THE DATA:
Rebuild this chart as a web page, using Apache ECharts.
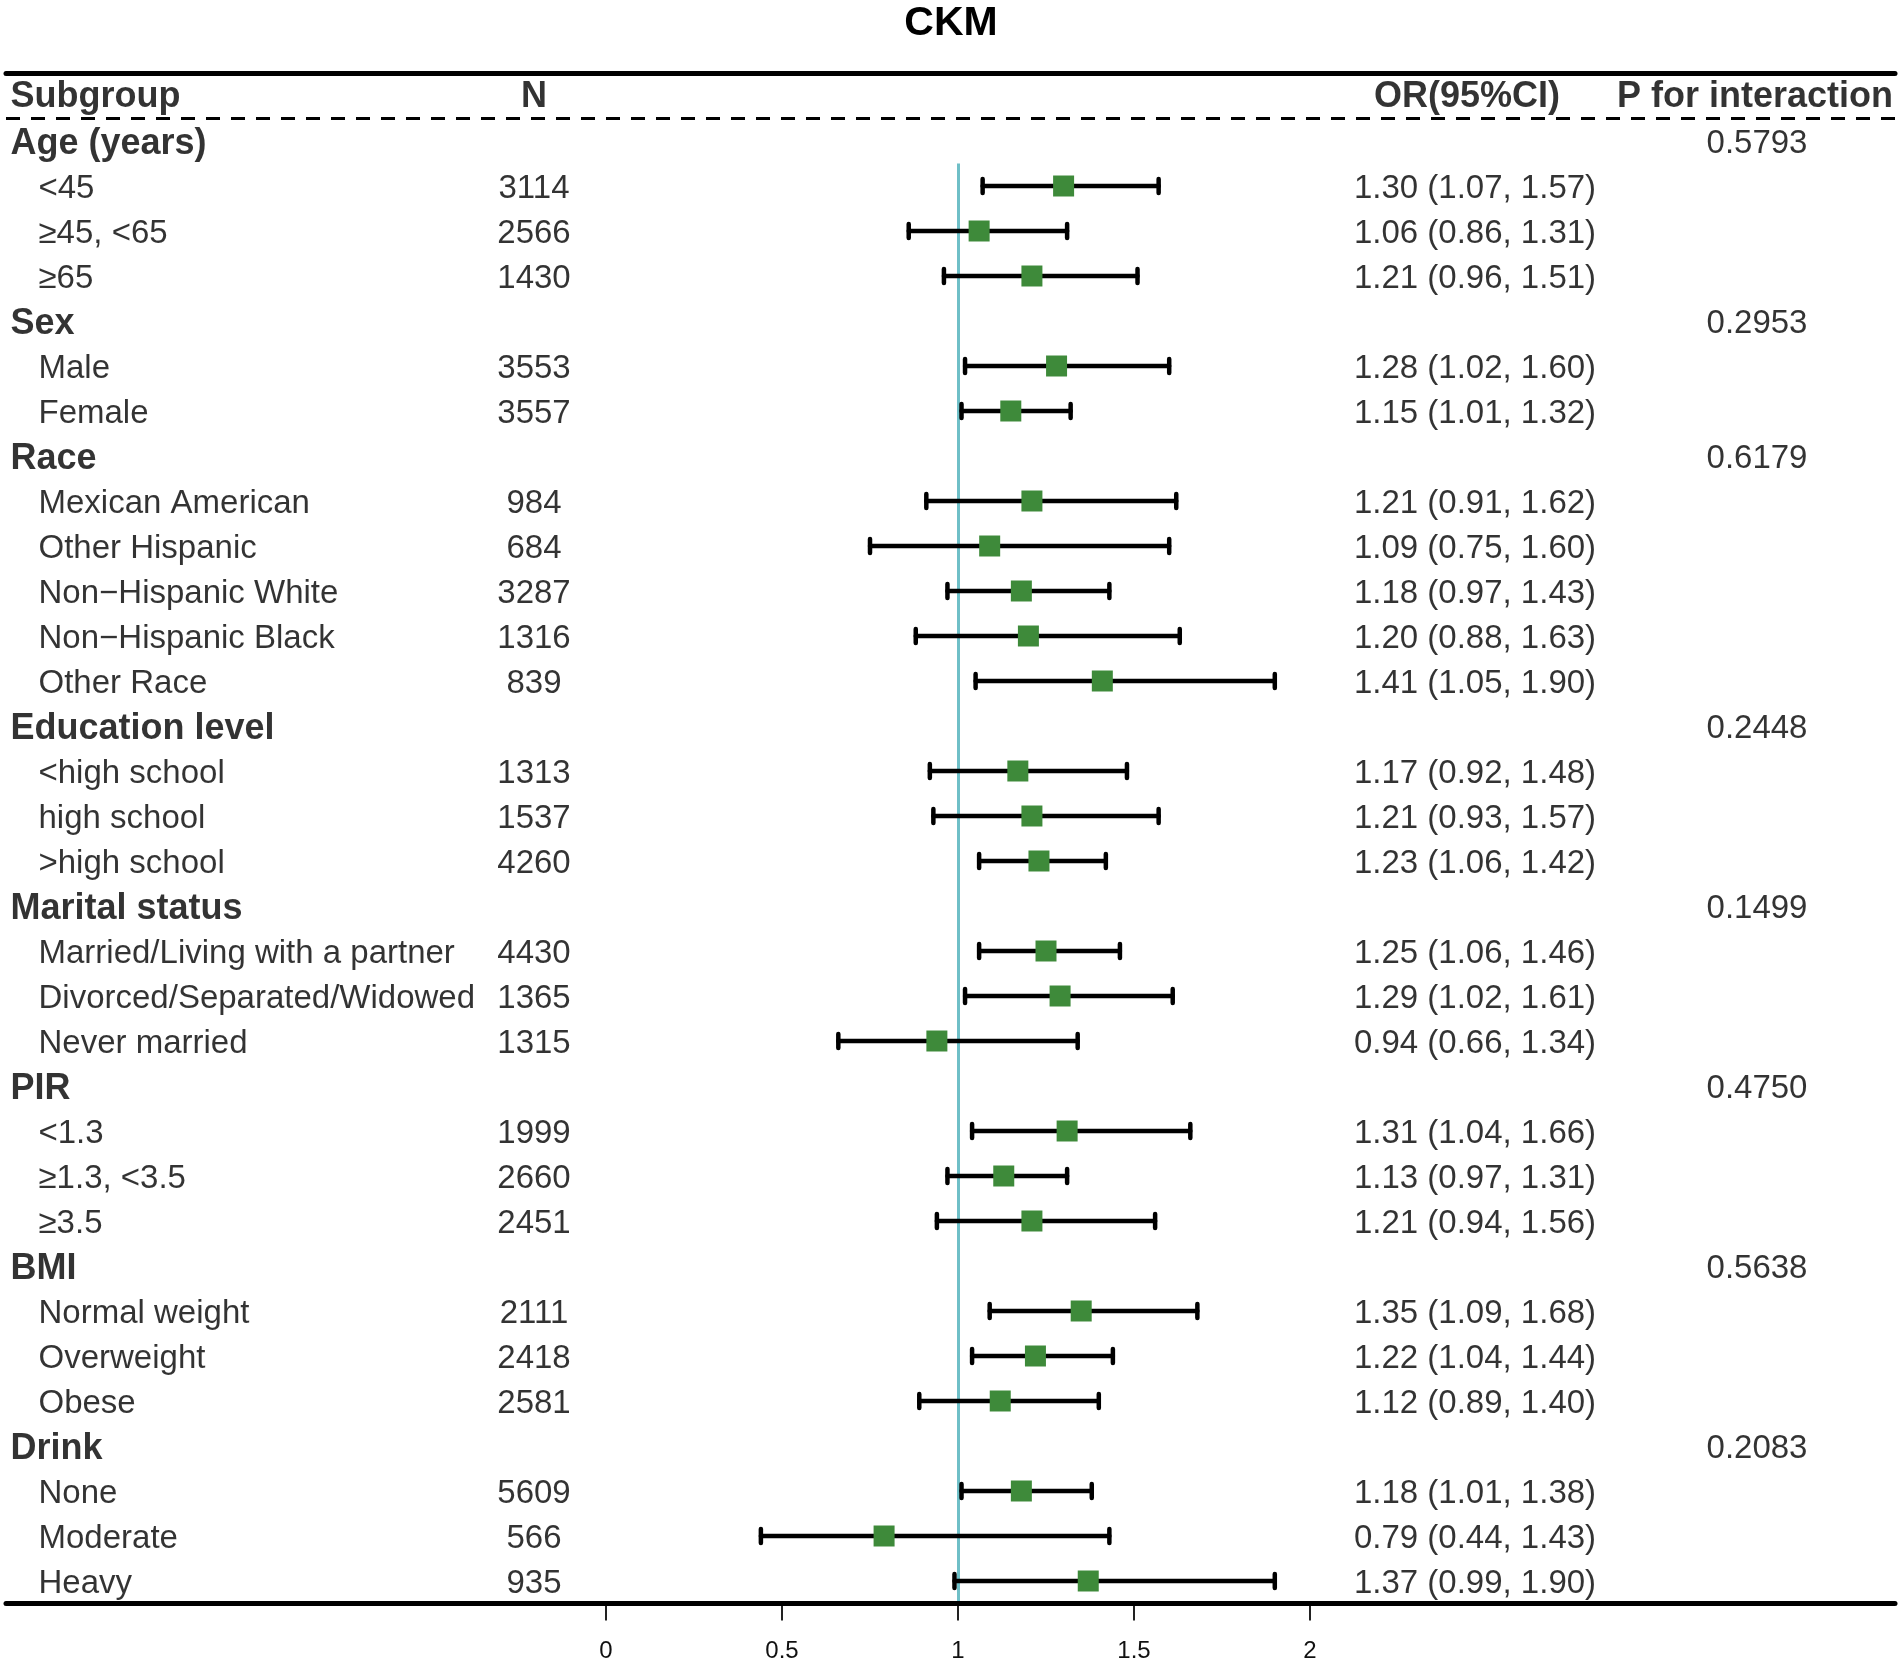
<!DOCTYPE html>
<html>
<head>
<meta charset="utf-8">
<script src="https://cdn.jsdelivr.net/npm/echarts@6/dist/echarts.min.js"></script>
<style>
html,body{margin:0;padding:0;background:#ffffff;}
#chart{width:1902px;height:1666px;}
</style>
</head>
<body>
<div id="chart"></div>
<script>
// ---------------- data ----------------
const rowLabels = [
  'Age (years)', '<45', '\u226545, <65', '\u226565',
  'Sex', 'Male', 'Female',
  'Race', 'Mexican American', 'Other Hispanic', 'Non\u2212Hispanic White', 'Non\u2212Hispanic Black', 'Other Race',
  'Education level', '<high school', 'high school', '>high school',
  'Marital status', 'Married/Living with a partner', 'Divorced/Separated/Widowed', 'Never married',
  'PIR', '<1.3', '\u22651.3, <3.5', '\u22653.5',
  'BMI', 'Normal weight', 'Overweight', 'Obese',
  'Drink', 'None', 'Moderate', 'Heavy'
];
const isGroup = [
  true, false, false, false,
  true, false, false,
  true, false, false, false, false, false,
  true, false, false, false,
  true, false, false, false,
  true, false, false, false,
  true, false, false, false,
  true, false, false, false
];
const nValues = [
  null, 3114, 2566, 1430,
  null, 3553, 3557,
  null, 984, 684, 3287, 1316, 839,
  null, 1313, 1537, 4260,
  null, 4430, 1365, 1315,
  null, 1999, 2660, 2451,
  null, 2111, 2418, 2581,
  null, 5609, 566, 935
];
const orValues = [
  null, 1.30, 1.06, 1.21,
  null, 1.28, 1.15,
  null, 1.21, 1.09, 1.18, 1.20, 1.41,
  null, 1.17, 1.21, 1.23,
  null, 1.25, 1.29, 0.94,
  null, 1.31, 1.13, 1.21,
  null, 1.35, 1.22, 1.12,
  null, 1.18, 0.79, 1.37
];
const ciLower = [
  null, 1.07, 0.86, 0.96,
  null, 1.02, 1.01,
  null, 0.91, 0.75, 0.97, 0.88, 1.05,
  null, 0.92, 0.93, 1.06,
  null, 1.06, 1.02, 0.66,
  null, 1.04, 0.97, 0.94,
  null, 1.09, 1.04, 0.89,
  null, 1.01, 0.44, 0.99
];
const ciUpper = [
  null, 1.57, 1.31, 1.51,
  null, 1.60, 1.32,
  null, 1.62, 1.60, 1.43, 1.63, 1.90,
  null, 1.48, 1.57, 1.42,
  null, 1.46, 1.61, 1.34,
  null, 1.66, 1.31, 1.56,
  null, 1.68, 1.44, 1.40,
  null, 1.38, 1.43, 1.90
];
const pValues = [
  '0.5793', null, null, null,
  '0.2953', null, null,
  '0.6179', null, null, null, null, null,
  '0.2448', null, null, null,
  '0.1499', null, null, null,
  '0.4750', null, null, null,
  '0.5638', null, null, null,
  '0.2083', null, null, null
];
const headerLabels = ['Subgroup', 'N', 'OR(95%CI)', 'P for interaction'];
const xTickValues = [0, 0.5, 1, 1.5, 2];
const refValue = 1;
const titleText = 'CKM';

// ---------------- layout ----------------
const FONT = '"Liberation Sans", Arial, Helvetica, sans-serif';
const nRows = rowLabels.length + 1;            // + header row
const ROW_H = 45;
const GRID_TOP = 73.5;
const GRID_H = nRows * ROW_H;
const COL = { group: 10, sub: 38, n: 534, or: 1475, p: 1757, orHead: 1467, pHead: 1755 };
const FOREST_LEFT = 606, FOREST_W = 704;

const fmt = v => v.toFixed(2);

const groupData = [], subData = [], nData = [], orTextData = [], pData = [];
const ciData = [], pointData = [];
rowLabels.forEach((lab, i) => {
  const y = i + 1;
  if (isGroup[i]) {
    groupData.push({ value: [COL.group, y], name: lab });
    if (pValues[i] !== null) pData.push({ value: [COL.p, y], name: pValues[i] });
  } else {
    subData.push({ value: [COL.sub, y], name: lab });
    nData.push({ value: [COL.n, y], name: String(nValues[i]) });
    orTextData.push({ value: [COL.or, y], name: fmt(orValues[i]) + ' (' + fmt(ciLower[i]) + ', ' + fmt(ciUpper[i]) + ')' });
    ciData.push([ciLower[i], y, ciUpper[i]]);
    pointData.push([orValues[i], y]);
  }
});
const headLeft = [{ value: [COL.group, 0], name: headerLabels[0] }];
const headCenter = [
  { value: [COL.n, 0], name: headerLabels[1] },
  { value: [COL.orHead, 0], name: headerLabels[2] },
  { value: [COL.pHead, 0], name: headerLabels[3] }
];

function textSeries(data, align, bold, size, dy, extra) {
  const s = {
    type: 'scatter', xAxisIndex: 0, yAxisIndex: 0,
    symbol: 'circle', symbolSize: 1,
    itemStyle: { color: 'rgba(0,0,0,0)' },
    silent: true, animation: false,
    emphasis: { disabled: true },
    data: data,
    label: {
      show: true,
      position: align === 'left' ? 'right' : 'inside',
      distance: 0,
      offset: [0, dy],
      formatter: '{b}',
      color: '#000',
      fontFamily: FONT,
      fontSize: size,
      fontWeight: bold ? 'bold' : 'normal'
    },
    z: 5
  };
  return Object.assign(s, extra || {});
}

const chart = echarts.init(document.getElementById('chart'), null, { renderer: 'canvas' });

const option = {
  backgroundColor: '#ffffff',
  animation: false,
  title: {
    text: titleText, left: 'center', top: 3, padding: 0,
    textStyle: { fontFamily: FONT, fontSize: 41, fontWeight: 'bold', color: '#000' }
  },
  grid: [
    { left: 6, right: 7, top: GRID_TOP, height: GRID_H, containLabel: false },
    { left: FOREST_LEFT, width: FOREST_W, top: GRID_TOP, height: GRID_H, containLabel: false }
  ],
  xAxis: [
    { gridIndex: 0, type: 'value', min: 6, max: 1895, show: false },
    {
      gridIndex: 1, type: 'value', position: 'bottom',
      min: xTickValues[0], max: xTickValues[xTickValues.length - 1], interval: 0.5,
      axisLine: { show: false, onZero: false },
      axisTick: { show: true, inside: false, length: 17, lineStyle: { color: '#222', width: 2 } },
      axisLabel: { show: true, margin: 36, fontFamily: FONT, fontSize: 24, color: '#111' },
      splitLine: { show: false }
    }
  ],
  yAxis: [
    { gridIndex: 0, type: 'value', inverse: true, min: -0.5, max: nRows - 0.5, show: false },
    { gridIndex: 1, type: 'value', inverse: true, min: -0.5, max: nRows - 0.5, show: false }
  ],
  series: [
    // table rules
    textSeries(headLeft, 'left', true, 36, 1, {
      markLine: {
        silent: true, symbol: 'none', animation: false,
        label: { show: false },
        data: [
          { yAxis: -0.5, lineStyle: { color: '#000', width: 5, type: 'solid', cap: 'round' } },
          { yAxis: 0.5, lineStyle: { color: '#000', width: 3, type: [14, 11] } },
          { yAxis: nRows - 0.5, lineStyle: { color: '#000', width: 5, type: 'solid', cap: 'round' } }
        ]
      }
    }),
    textSeries(headCenter, 'center', true, 36, 1),
    textSeries(groupData, 'left', true, 36, 3),
    textSeries(subData, 'left', false, 33, 3),
    textSeries(nData, 'center', false, 33, 3),
    textSeries(orTextData, 'center', false, 33, 3),
    textSeries(pData, 'center', false, 33, 3),
    // confidence intervals
    {
      type: 'custom', xAxisIndex: 1, yAxisIndex: 1, silent: true, animation: false, z: 3,
      data: ciData,
      renderItem: function (params, api) {
        const lo = api.value(0), y = api.value(1), hi = api.value(2);
        const a = api.coord([lo, y]);
        const b = api.coord([hi, y]);
        const st = { stroke: '#000', lineWidth: 4.5, lineCap: 'round' };
        return {
          type: 'group',
          children: [
            { type: 'line', shape: { x1: a[0], y1: a[1], x2: b[0], y2: b[1] }, style: st },
            { type: 'line', shape: { x1: a[0], y1: a[1] - 7, x2: a[0], y2: a[1] + 7 }, style: st },
            { type: 'line', shape: { x1: b[0], y1: b[1] - 7, x2: b[0], y2: b[1] + 7 }, style: st }
          ]
        };
      }
    },
    // point estimates + reference line
    {
      type: 'scatter', xAxisIndex: 1, yAxisIndex: 1, silent: true, animation: false, z: 4,
      symbol: 'rect', symbolSize: 21,
      itemStyle: { color: '#3e8a3a', opacity: 1 },
      emphasis: { disabled: true },
      data: pointData,
      markLine: {
        silent: true, symbol: 'none', animation: false, z: 1,
        label: { show: false },
        lineStyle: { color: '#6fbfc7', width: 3, type: 'solid' },
        data: [[{ coord: [refValue, 1.5] }, { coord: [refValue, nRows - 0.5] }]]
      }
    }
  ]
};
chart.setOption(option);
</script>
</body>
</html>
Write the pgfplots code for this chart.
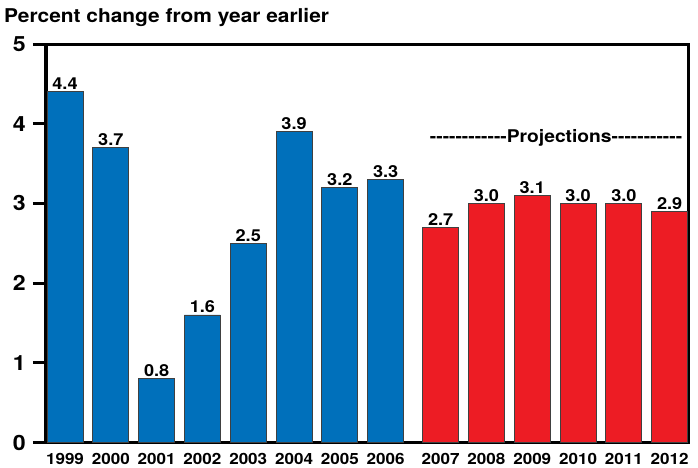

DESCRIPTION OF THE TASK: Find the lines above holding the word "this" and show them.

RESULT OF THE EXERCISE:
Rebuild this chart as a web page, using Apache ECharts.
Write the pgfplots code for this chart.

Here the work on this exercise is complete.